Structure-guided evolution to improve the catalytic performance of aldo-keto reductase yhdN from Bacillus subtilis for preparing chiral diaryl α-hydroxy amides

Abstract

Optical diaryl α-hydroxy amides are valuable motifs for synthesis of chiral pharmaceuticals. Affected by the two bulky aryl substituents, their preparation by enantioselective carbonyl reduction remains a challenge for biocatalysis. Here an aldo-keto reductase yhdN from Bacillus subtilis was found to possess the catalytic abilities towards the reduction, but with poor activity and stereoselectivity, although the constructed yhdN–GDH whole cells were also used as a biocatalyst. Two stereocomplementary variants, W126F/W21S/A56T and W126A/W21A/P325V, were subsequently obtained by structure-guided evolution, achieving N-phenyl-2-hydroxy-2-phenylacetamide (1b) with conversions of 98.8 ± 1.1 % and 98.3 ± 1.3 %, and e.e. of 99.2 ± 0.8 %_(S) and 97.5 ± 1.0 %_(R) within 3 h, respectively.
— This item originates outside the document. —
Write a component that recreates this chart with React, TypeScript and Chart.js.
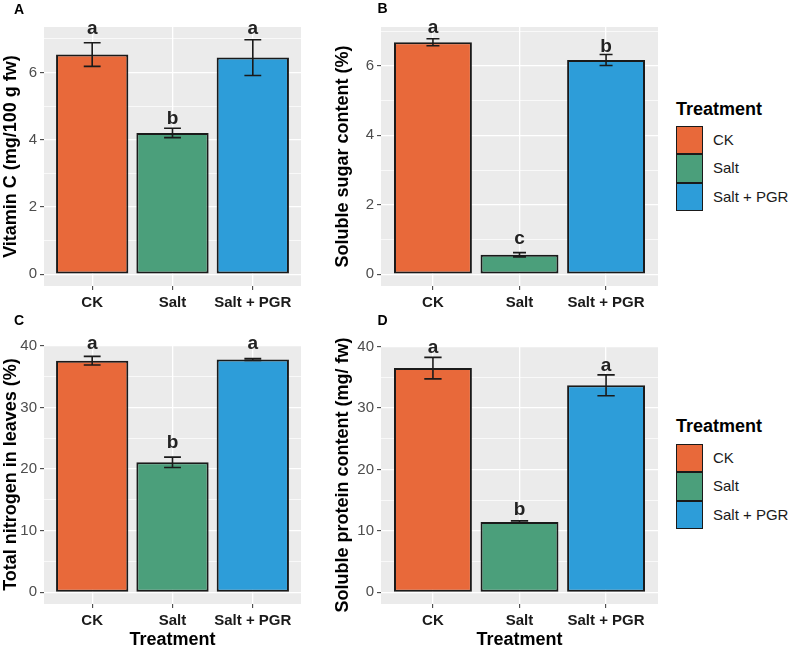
import React, { useEffect, useRef } from 'react';
import { Chart, registerables } from 'chart.js';

Chart.register(...registerables);

// ---- data ----
const treatments = ['CK', 'Salt', 'Salt + PGR'];
const barColors = ['#E8693A', '#4B9F7B', '#2D9DD9'];

const vitaminC = [6.53, 4.2, 6.44];
const vitaminCSe = [0.35, 0.14, 0.53];
const vitaminCLetters = ['a', 'b', 'a'];
const vitaminCLetterY = [7.14, 4.47, 7.14];
const vitaminCMajor = [0, 2, 4, 6];
const vitaminCMinor = [1, 3, 5, 7];

const sugar = [6.68, 0.56, 6.17];
const sugarSe = [0.1, 0.06, 0.16];
const sugarLetters = ['a', 'c', 'b'];
const sugarLetterY = [6.94, 0.86, 6.41];
const sugarMajor = [0, 2, 4, 6];
const sugarMinor = [1, 3, 5, 7];

const nitrogen = [37.6, 21.1, 37.8];
const nitrogenSe = [0.7, 0.85, 0.15];
const nitrogenLetters = ['a', 'b', 'a'];
const nitrogenLetterY = [39.45, 23.4, 39.45];
const nitrogenMajor = [0, 10, 20, 30, 40];
const nitrogenMinor = [5, 15, 25, 35];

const protein = [36.5, 11.45, 33.7];
const proteinSe = [1.75, 0.18, 1.7];
const proteinLetters = ['a', 'b', 'a'];
const proteinLetterY = [39.0, 12.65, 36.06];
const proteinMajor = [0, 10, 20, 30, 40];
const proteinMinor = [5, 15, 25, 35];

const FONT = "'Liberation Sans', Arial, Helvetica, sans-serif";
const PANEL_BG = '#EBEBEB';
const INK = '#1A1A1A';

type Panel = {
  tag: string;
  yTitle: string;
  values: number[];
  se: number[];
  letters: string[];
  letterY: number[];
  major: number[];
  minor: number[];
  yMin: number;
  yMax: number;
  capWidth: number;
  xTitle: boolean;
};

type Box = {
  left: number;
  top: number;
  width: number;
  height: number;
  padTop: number;
  padRight: number;
  yAxisWidth: number;
  xAxisHeight: number;
  yTitlePad: number;
  tagX: number;
  tagY: number;
};

const panels: Panel[] = [
  {
    tag: 'A', yTitle: 'Vitamin C (mg/100 g fw)', values: vitaminC, se: vitaminCSe,
    letters: vitaminCLetters, letterY: vitaminCLetterY, major: vitaminCMajor, minor: vitaminCMinor,
    yMin: -0.35, yMax: 7.35, capWidth: 0.21, xTitle: false,
  },
  {
    tag: 'B', yTitle: 'Soluble sugar content (%)', values: sugar, se: sugarSe,
    letters: sugarLetters, letterY: sugarLetterY, major: sugarMajor, minor: sugarMinor,
    yMin: -0.34, yMax: 7.12, capWidth: 0.15, xTitle: false,
  },
  {
    tag: 'C', yTitle: 'Total nitrogen in leaves (%)', values: nitrogen, se: nitrogenSe,
    letters: nitrogenLetters, letterY: nitrogenLetterY, major: nitrogenMajor, minor: nitrogenMinor,
    yMin: -1.9, yMax: 40.15, capWidth: 0.21, xTitle: true,
  },
  {
    tag: 'D', yTitle: 'Soluble protein content (mg/ fw)', values: protein, se: proteinSe,
    letters: proteinLetters, letterY: proteinLetterY, major: proteinMajor, minor: proteinMinor,
    yMin: -1.9, yMax: 40.1, capWidth: 0.2, xTitle: true,
  },
];

const boxes: Box[] = [
  { left: 0, top: 0, width: 310, height: 320, padTop: 27, padRight: 9, yAxisWidth: 44, xAxisHeight: 34, yTitlePad: 0, tagX: 19, tagY: 10.5 },
  { left: 320, top: 0, width: 345, height: 320, padTop: 27, padRight: 7, yAxisWidth: 61, xAxisHeight: 34, yTitlePad: 12, tagX: 62.5, tagY: 9.5 },
  { left: 0, top: 306, width: 310, height: 343, padTop: 39, padRight: 9, yAxisWidth: 44, xAxisHeight: 45, yTitlePad: 0, tagX: 19, tagY: 15 },
  { left: 320, top: 306, width: 345, height: 343, padTop: 40, padRight: 7, yAxisWidth: 61, xAxisHeight: 45, yTitlePad: 12, tagX: 62.5, tagY: 15 },
];

// Grey panel, error bars, significance letters and the panel tag.
const decor = {
  id: 'decor',
  beforeDraw(chart: any) {
    const { ctx, chartArea } = chart;
    ctx.save();
    ctx.fillStyle = PANEL_BG;
    ctx.fillRect(chartArea.left, chartArea.top, chartArea.right - chartArea.left, chartArea.bottom - chartArea.top);
    ctx.restore();
  },
  afterDatasetsDraw(chart: any, _args: any, opts: any) {
    const p: Panel = opts.panel;
    const { ctx, scales } = chart;
    const xs = scales.x;
    const ys = scales.y;
    ctx.save();
    ctx.strokeStyle = INK;
    ctx.lineWidth = 1.6;
    p.values.forEach((v, i) => {
      const cx = xs.getPixelForValue(i);
      const half = xs.getPixelForValue(i + p.capWidth / 2) - cx;
      const yHi = ys.getPixelForValue(v + p.se[i]);
      const yLo = ys.getPixelForValue(v - p.se[i]);
      ctx.beginPath();
      ctx.moveTo(cx, yHi);
      ctx.lineTo(cx, yLo);
      ctx.moveTo(cx - half, yHi);
      ctx.lineTo(cx + half, yHi);
      ctx.moveTo(cx - half, yLo);
      ctx.lineTo(cx + half, yLo);
      ctx.stroke();
    });
    ctx.fillStyle = '#222222';
    ctx.font = `bold 19px ${FONT}`;
    ctx.textAlign = 'center';
    ctx.textBaseline = 'alphabetic';
    p.letters.forEach((l, i) => {
      ctx.fillText(l, xs.getPixelForValue(i), ys.getPixelForValue(p.letterY[i]));
    });
    ctx.restore();
  },
  afterDraw(chart: any, _args: any, opts: any) {
    const { ctx } = chart;
    ctx.save();
    ctx.fillStyle = '#000000';
    ctx.font = `bold 14px ${FONT}`;
    ctx.textAlign = 'center';
    ctx.textBaseline = 'middle';
    ctx.fillText(opts.panel.tag, opts.box.tagX, opts.box.tagY);
    ctx.restore();
  },
};

function BarPanel({ panel, box }: { panel: Panel; box: Box }) {
  const ref = useRef<HTMLCanvasElement>(null);
  useEffect(() => {
    const canvas = ref.current;
    if (!canvas) return;
    const ticks = [...panel.major, ...panel.minor].sort((a, b) => a - b);
    const isMajor = (v: number) => panel.major.includes(v);
    const chart = new Chart(canvas, {
      type: 'bar',
      data: {
        datasets: [
          {
            data: panel.values.map((v, i) => ({ x: i, y: v })),
            backgroundColor: barColors,
            borderColor: INK,
            borderWidth: 2,
            borderSkipped: false,
            barPercentage: 0.9,
            categoryPercentage: 1,
          } as any,
        ],
      },
      options: {
        responsive: false,
        animation: false,
        events: [],
        layout: { padding: { top: box.padTop, right: box.padRight, left: 0, bottom: 0 } },
        plugins: {
          legend: { display: false },
          tooltip: { enabled: false },
          decor: { panel, box },
        } as any,
        scales: {
          x: {
            type: 'linear',
            min: -0.6,
            max: 2.6,
            offset: false,
            bounds: 'data',
            afterBuildTicks: (s: any) => {
              s.ticks = treatments.map((_, i) => ({ value: i }));
            },
            afterFit: (s: any) => {
              s.height = box.xAxisHeight;
            },
            ticks: {
              autoSkip: false,
              maxRotation: 0,
              padding: 4,
              color: INK,
              font: { family: FONT, size: 15, weight: 'bold' },
              callback: (v: any) => treatments[Number(v)] ?? '',
            },
            grid: {
              offset: false,
              color: '#FFFFFF',
              lineWidth: 1.3,
              tickColor: '#333333',
              tickLength: 4,
              tickWidth: 1,
            },
            border: { display: false },
            title: {
              display: panel.xTitle,
              text: 'Treatment',
              color: '#000000',
              font: { family: FONT, size: 18, weight: 'bold', lineHeight: 1 },
              padding: { top: 0, bottom: 0 },
            },
          },
          y: {
            type: 'linear',
            min: panel.yMin,
            max: panel.yMax,
            bounds: 'data',
            afterBuildTicks: (s: any) => {
              s.ticks = ticks.map((v) => ({ value: v }));
            },
            afterFit: (s: any) => {
              s.width = box.yAxisWidth;
            },
            ticks: {
              autoSkip: false,
              padding: 3,
              color: '#4D4D4D',
              font: { family: FONT, size: 15 },
              callback: (v: any) => (isMajor(Number(v)) ? String(v) : ''),
            },
            grid: {
              color: '#FFFFFF',
              lineWidth: (c: any) => (isMajor(c.tick?.value) ? 1.3 : 0.7),
              tickColor: (c: any) => (isMajor(c.tick?.value) ? '#333333' : 'rgba(0,0,0,0)'),
              tickLength: 4,
              tickWidth: 1,
            },
            border: { display: false },
            title: {
              display: true,
              text: panel.yTitle,
              color: '#000000',
              font: { family: FONT, size: 18, weight: 'bold' },
              padding: { top: box.yTitlePad, bottom: 0 },
            },
          },
        },
      } as any,
      plugins: [decor as any],
    });
    return () => chart.destroy();
  }, [panel, box]);

  return (
    <canvas
      ref={ref}
      width={box.width}
      height={box.height}
      style={{ position: 'absolute', left: box.left, top: box.top, width: box.width, height: box.height }}
    />
  );
}

function TreatmentLegend({ titleTop, keysTop }: { titleTop: number; keysTop: number }) {
  const keyH = 28.3;
  return (
    <>
      <div
        style={{
          position: 'absolute', left: 676, top: titleTop, fontFamily: FONT, fontSize: 18,
          lineHeight: '18px', fontWeight: 'bold', color: '#000', whiteSpace: 'nowrap',
        }}
      >
        Treatment
      </div>
      {treatments.map((t, i) => (
        <React.Fragment key={t}>
          <div
            style={{
              position: 'absolute', left: 676, top: keysTop + i * keyH, width: 27, height: keyH,
              boxSizing: 'border-box', border: `1.5px solid ${INK}`, background: barColors[i],
            }}
          />
          <div
            style={{
              position: 'absolute', left: 713, top: keysTop + i * keyH, height: keyH,
              lineHeight: `${keyH}px`, fontFamily: FONT, fontSize: 15, color: INK, whiteSpace: 'nowrap',
            }}
          >
            {t}
          </div>
        </React.Fragment>
      ))}
    </>
  );
}

export default function App() {
  return (
    <div
      style={{
        position: 'fixed', left: 0, top: 0, width: 789, height: 649, background: '#FFFFFF', overflow: 'hidden',
      }}
    >
      {panels.map((p, i) => (
        <BarPanel key={p.tag} panel={p} box={boxes[i]} />
      ))}
      <TreatmentLegend titleTop={99.5} keysTop={126} />
      <TreatmentLegend titleTop={416.5} keysTop={444} />
    </div>
  );
}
With the excellent variants in hand, the other chiral diaryl α-hydroxy amides were also successfully prepared. Molecular docking and molecular dynamics (MD) simulations revealed that the mutation of W21 and W126 played a key role to reshape the substrate-binding pocket of yhdN, and the formed π-π/π-alkyl interactions between N-phenyl-2-oxo-2-phenylacetamide (1a) and large- or small-pocket amino acid residues, respectively, could further assist in the corresponding (S)−/(R)-stereoselectivity. An advantage in applicability was also presented for variant–GDH whole-cell catalyst. Here provides another enzyme-catalyzed transformation towards chiral diaryl α-hydroxy amides that are difficult to be accessible.